• _SET TASK_: Exactly the lines from the first line of the records to the line holding "const wlStep = 1;" should be duplicated, and nothing more; pictures stay out.

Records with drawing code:
###
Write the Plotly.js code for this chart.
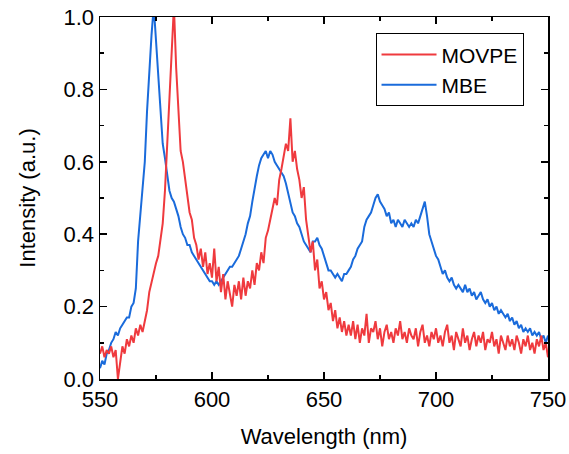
<!DOCTYPE html>
<html>
<head>
<meta charset="utf-8">
<script src="https://cdn.plot.ly/plotly-3.0.1.min.js"></script>
<style>html,body{margin:0;padding:0;background:#fff;}#chart{width:569px;height:454px;}</style>
</head>
<body>
<div id="chart"></div>
<script>
// Wavelength start / step (nm)
const wlStart = 550;
const wlStep = 1;

// MBE intensity (a.u.), 550..750 nm
const mbe = [
0.03,0.05,0.04,0.07,0.08,0.10,0.11,0.13,0.12,0.14,
0.15,0.16,0.17,0.17,0.20,0.21,0.25,0.38,0.46,0.52,
0.60,0.74,0.86,0.95,1.03,0.93,0.82,0.72,0.65,0.61,
0.56,0.52,0.50,0.49,0.47,0.45,0.42,0.40,0.39,0.37,
0.37,0.35,0.34,0.33,0.32,0.31,0.30,0.29,0.28,0.27,
0.27,0.26,0.27,0.26,0.27,0.28,0.29,0.30,0.31,0.31,
0.32,0.33,0.34,0.36,0.38,0.40,0.43,0.45,0.49,0.53,
0.56,0.59,0.61,0.62,0.63,0.61,0.63,0.62,0.60,0.59,
0.58,0.57,0.56,0.54,0.51,0.49,0.46,0.45,0.43,0.42,
0.40,0.38,0.37,0.36,0.35,0.38,0.38,0.39,0.37,0.36,
0.34,0.32,0.30,0.30,0.29,0.28,0.29,0.28,0.27,0.29,
0.29,0.30,0.31,0.33,0.34,0.36,0.37,0.38,0.42,0.44,
0.45,0.46,0.48,0.50,0.51,0.49,0.48,0.47,0.45,0.46,
0.43,0.44,0.42,0.44,0.43,0.42,0.44,0.43,0.42,0.43,
0.42,0.44,0.43,0.45,0.47,0.49,0.45,0.40,0.38,0.36,
0.34,0.33,0.31,0.29,0.30,0.28,0.27,0.28,0.26,0.25,
0.26,0.25,0.24,0.26,0.24,0.25,0.23,0.24,0.22,0.23,
0.24,0.22,0.21,0.22,0.20,0.21,0.19,0.20,0.18,0.19,
0.18,0.17,0.18,0.16,0.17,0.15,0.16,0.14,0.15,0.13,
0.14,0.13,0.14,0.12,0.13,0.12,0.13,0.11,0.12,0.10,
0.12
];

// MOVPE intensity (a.u.), 550..750 nm
const movpe = [
0.07,0.09,0.06,0.08,0.07,0.09,0.06,0.08,0.00,0.05,
0.09,0.07,0.11,0.09,0.12,0.10,0.14,0.12,0.15,0.13,
0.16,0.19,0.24,0.27,0.29,0.32,0.34,0.39,0.43,0.52,
0.64,0.79,0.87,1.03,0.86,0.74,0.63,0.60,0.55,0.50,
0.46,0.44,0.39,0.37,0.33,0.36,0.31,0.35,0.29,0.32,
0.28,0.36,0.27,0.31,0.24,0.29,0.22,0.27,0.23,0.20,
0.26,0.23,0.27,0.22,0.28,0.23,0.27,0.25,0.30,0.26,
0.32,0.30,0.35,0.32,0.39,0.41,0.44,0.47,0.50,0.48,
0.55,0.58,0.62,0.65,0.63,0.72,0.60,0.63,0.58,0.55,
0.50,0.53,0.44,0.40,0.35,0.38,0.30,0.33,0.25,0.27,
0.22,0.24,0.19,0.21,0.16,0.19,0.14,0.17,0.13,0.16,
0.12,0.15,0.12,0.16,0.11,0.15,0.10,0.14,0.12,0.18,
0.10,0.14,0.13,0.16,0.11,0.14,0.09,0.13,0.15,0.11,
0.13,0.10,0.14,0.12,0.16,0.11,0.13,0.10,0.14,0.12,
0.11,0.14,0.09,0.13,0.15,0.10,0.12,0.09,0.13,0.11,
0.14,0.10,0.12,0.09,0.13,0.15,0.10,0.12,0.08,0.13,
0.11,0.09,0.14,0.10,0.12,0.08,0.11,0.13,0.09,0.12,
0.10,0.13,0.08,0.11,0.10,0.13,0.09,0.11,0.07,0.12,
0.10,0.08,0.12,0.09,0.11,0.08,0.12,0.10,0.07,0.11,
0.09,0.12,0.08,0.10,0.07,0.11,0.09,0.12,0.08,0.10,
0.06
];

const seriesNames = ["MOVPE", "MBE"];
const xTitle = "Wavelength (nm)";
const yTitle = "Intensity (a.u.)";

const wl = mbe.map((_, i) => wlStart + i * wlStep);

const font = {family: "Liberation Sans, Arial, sans-serif", size: 22, color: "#000"};

const traces = [
  {x: wl, y: mbe, type: "scatter", mode: "lines", name: seriesNames[1],
   line: {color: "#1a6bdb", width: 2}},
  {x: wl, y: movpe, type: "scatter", mode: "lines", name: seriesNames[0],
   line: {color: "#ef3a3e", width: 2}}
];

const axisCommon = {
  showline: true, linecolor: "#000", linewidth: 1.5, mirror: "allticks",
  ticks: "inside", ticklen: 7, tickwidth: 1.5, tickcolor: "#000",
  showgrid: false, zeroline: false, tickfont: font
};

const layout = {
  width: 569, height: 454,
  margin: {l: 100, r: 21, t: 17, b: 75},
  paper_bgcolor: "#fff", plot_bgcolor: "#fff",
  font: font,
  showlegend: true,
  legend: {x: 0.615, y: 0.955, xanchor: "left", yanchor: "top",
    bordercolor: "#000", borderwidth: 1, bgcolor: "#fff",
    traceorder: "reversed", font: {family: font.family, size: 21, color: "#000"},
    tracegroupgap: 0, itemwidth: 55},
  xaxis: Object.assign({}, axisCommon, {
    range: [550, 750], dtick: 50, tick0: 550,
    minor: {dtick: 25, ticks: "inside", ticklen: 4, tickwidth: 1.5, tickcolor: "#000"},
    title: {text: xTitle, font: font, standoff: 17}
  }),
  yaxis: Object.assign({}, axisCommon, {
    range: [0, 1], dtick: 0.2, tick0: 0, tickformat: ".1f",
    minor: {dtick: 0.1, ticks: "inside", ticklen: 4, tickwidth: 1.5, tickcolor: "#000"},
    title: {text: yTitle, font: font, standoff: 22}
  })
};

Plotly.newPlot("chart", traces, layout, {displayModeBar: false, staticPlot: true});
</script>
</body>
</html>
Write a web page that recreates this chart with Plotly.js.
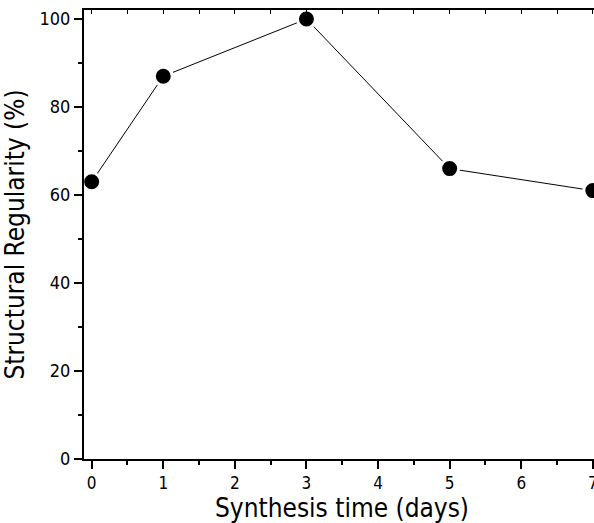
<!DOCTYPE html>
<html>
<head>
<meta charset="utf-8">
<script src="https://cdn.plot.ly/plotly-3.0.1.min.js"></script>
<style>
html,body{margin:0;padding:0;overflow:hidden;background:#fff;}
#chart{width:620px;height:523px;}
</style>
</head>
<body>
<div id="chart"></div>
<script>
const days = [0, 1, 3, 5, 7];
const regularity = [63, 87, 100, 66, 61];
const xTitle = "Synthesis time (days)";
const yTitle = "Structural Regularity (%)";

const FONT = "'DejaVu Sans Condensed', 'Noto Sans', sans-serif";

const trace = {
  x: days,
  y: regularity,
  type: 'scatter',
  mode: 'lines+markers',
  line: {color: '#000', width: 1},
  marker: {color: '#000', size: 18, line: {color: '#fff', width: 3}},
  cliponaxis: false,
  showlegend: false,
  hoverinfo: 'skip'
};
const dummy = {
  x: days, y: regularity, xaxis: 'x2', yaxis: 'y',
  type: 'scatter', mode: 'markers', marker: {opacity: 0}, showlegend: false, hoverinfo: 'skip'
};

const layout = {
  width: 620,
  height: 523,
  margin: {l: 84, r: 20, t: 10, b: 64},
  paper_bgcolor: '#fff',
  plot_bgcolor: '#fff',
  font: {family: FONT, color: '#000', size: 17},
  xaxis: {
    range: [-0.107, 7.1],
    dtick: 1,
    tick0: 0,
    ticks: 'outside',
    ticklen: 8,
    tickwidth: 2,
    tickcolor: '#000',
    showline: true,
    linewidth: 2,
    linecolor: '#000',
    showgrid: false,
    zeroline: false,
    tickfont: {family: FONT, size: 17},
    minor: {dtick: 0.5, ticks: 'outside', ticklen: 4, tickwidth: 2, tickcolor: '#000', showgrid: false},
    title: {text: xTitle, font: {family: FONT, size: 26}, standoff: 6}
  },
  xaxis2: {
    overlaying: 'x',
    side: 'top',
    anchor: 'y',
    range: [-0.107, 7.1],
    dtick: 0.5,
    tick0: 0,
    ticks: 'inside',
    ticklen: 4,
    tickwidth: 1,
    tickcolor: '#000',
    showticklabels: false,
    showline: true,
    linewidth: 2,
    linecolor: '#000',
    showgrid: false,
    zeroline: false
  },
  yaxis: {
    range: [0, 102.05],
    dtick: 20,
    tick0: 0,
    ticks: 'outside',
    ticklen: 8,
    tickwidth: 2,
    tickcolor: '#000',
    showline: true,
    linewidth: 2,
    linecolor: '#000',
    showgrid: false,
    zeroline: false,
    tickfont: {family: FONT, size: 18},
    minor: {dtick: 10, ticks: 'outside', ticklen: 4, tickwidth: 2, tickcolor: '#000', showgrid: false},
    title: {text: yTitle, font: {family: FONT, size: 26}, standoff: 8}
  }
};

Plotly.newPlot('chart', [dummy, trace], layout, {displayModeBar: false, staticPlot: true});
</script>
</body>
</html>
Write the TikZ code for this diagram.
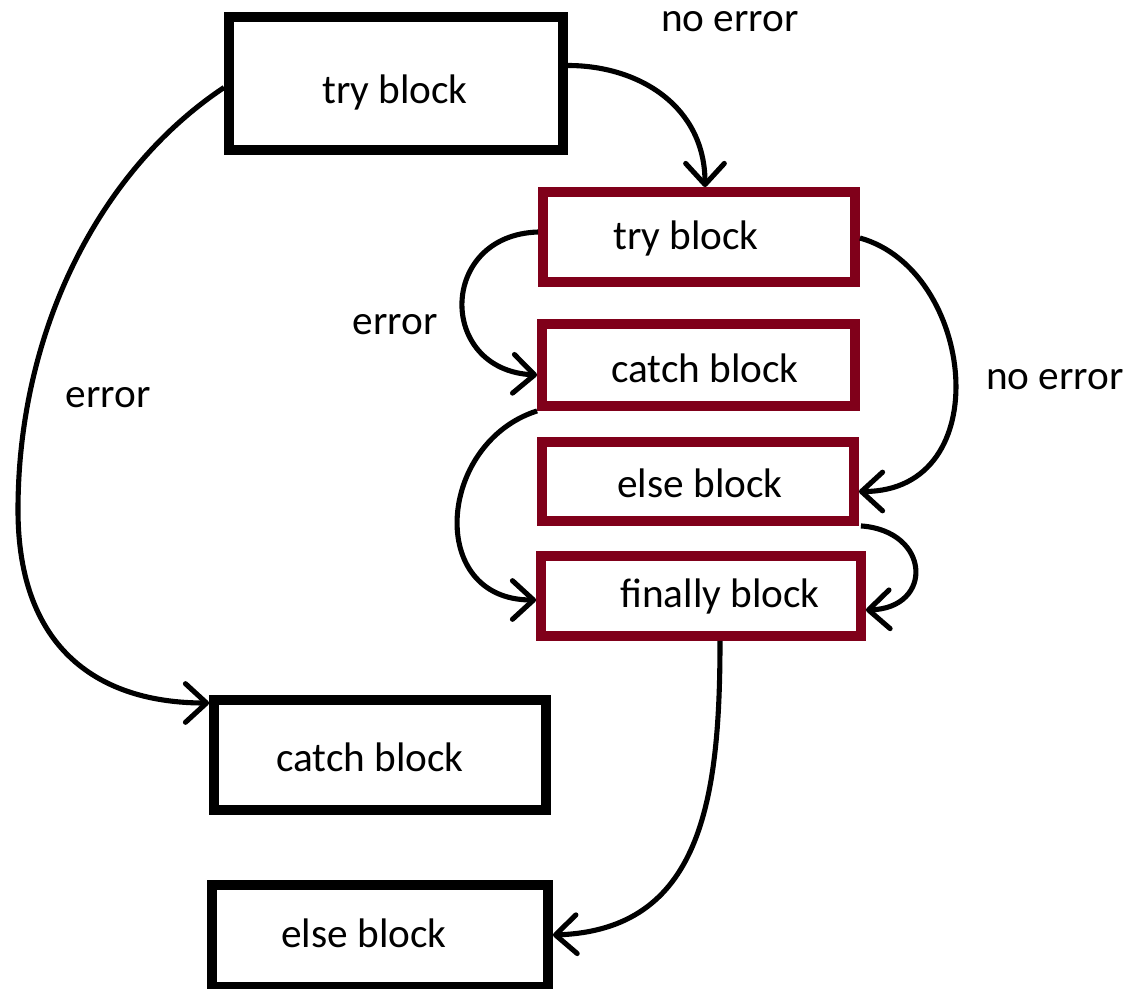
###
• _TASK RESPONSE_:
Write the Plotly.js code for this chart.
<!DOCTYPE html>
<html>
<head>
<meta charset="utf-8">
<script src="https://cdn.plot.ly/plotly-3.0.1.min.js"></script>
<style>html,body{margin:0;padding:0;background:#fff;}#chart{width:569px;height:454px;}</style>
</head>
<body>
<div id="chart"></div>
<script>
// Wavelength start / step (nm)
const wlStart = 550;
const wlStep = 1;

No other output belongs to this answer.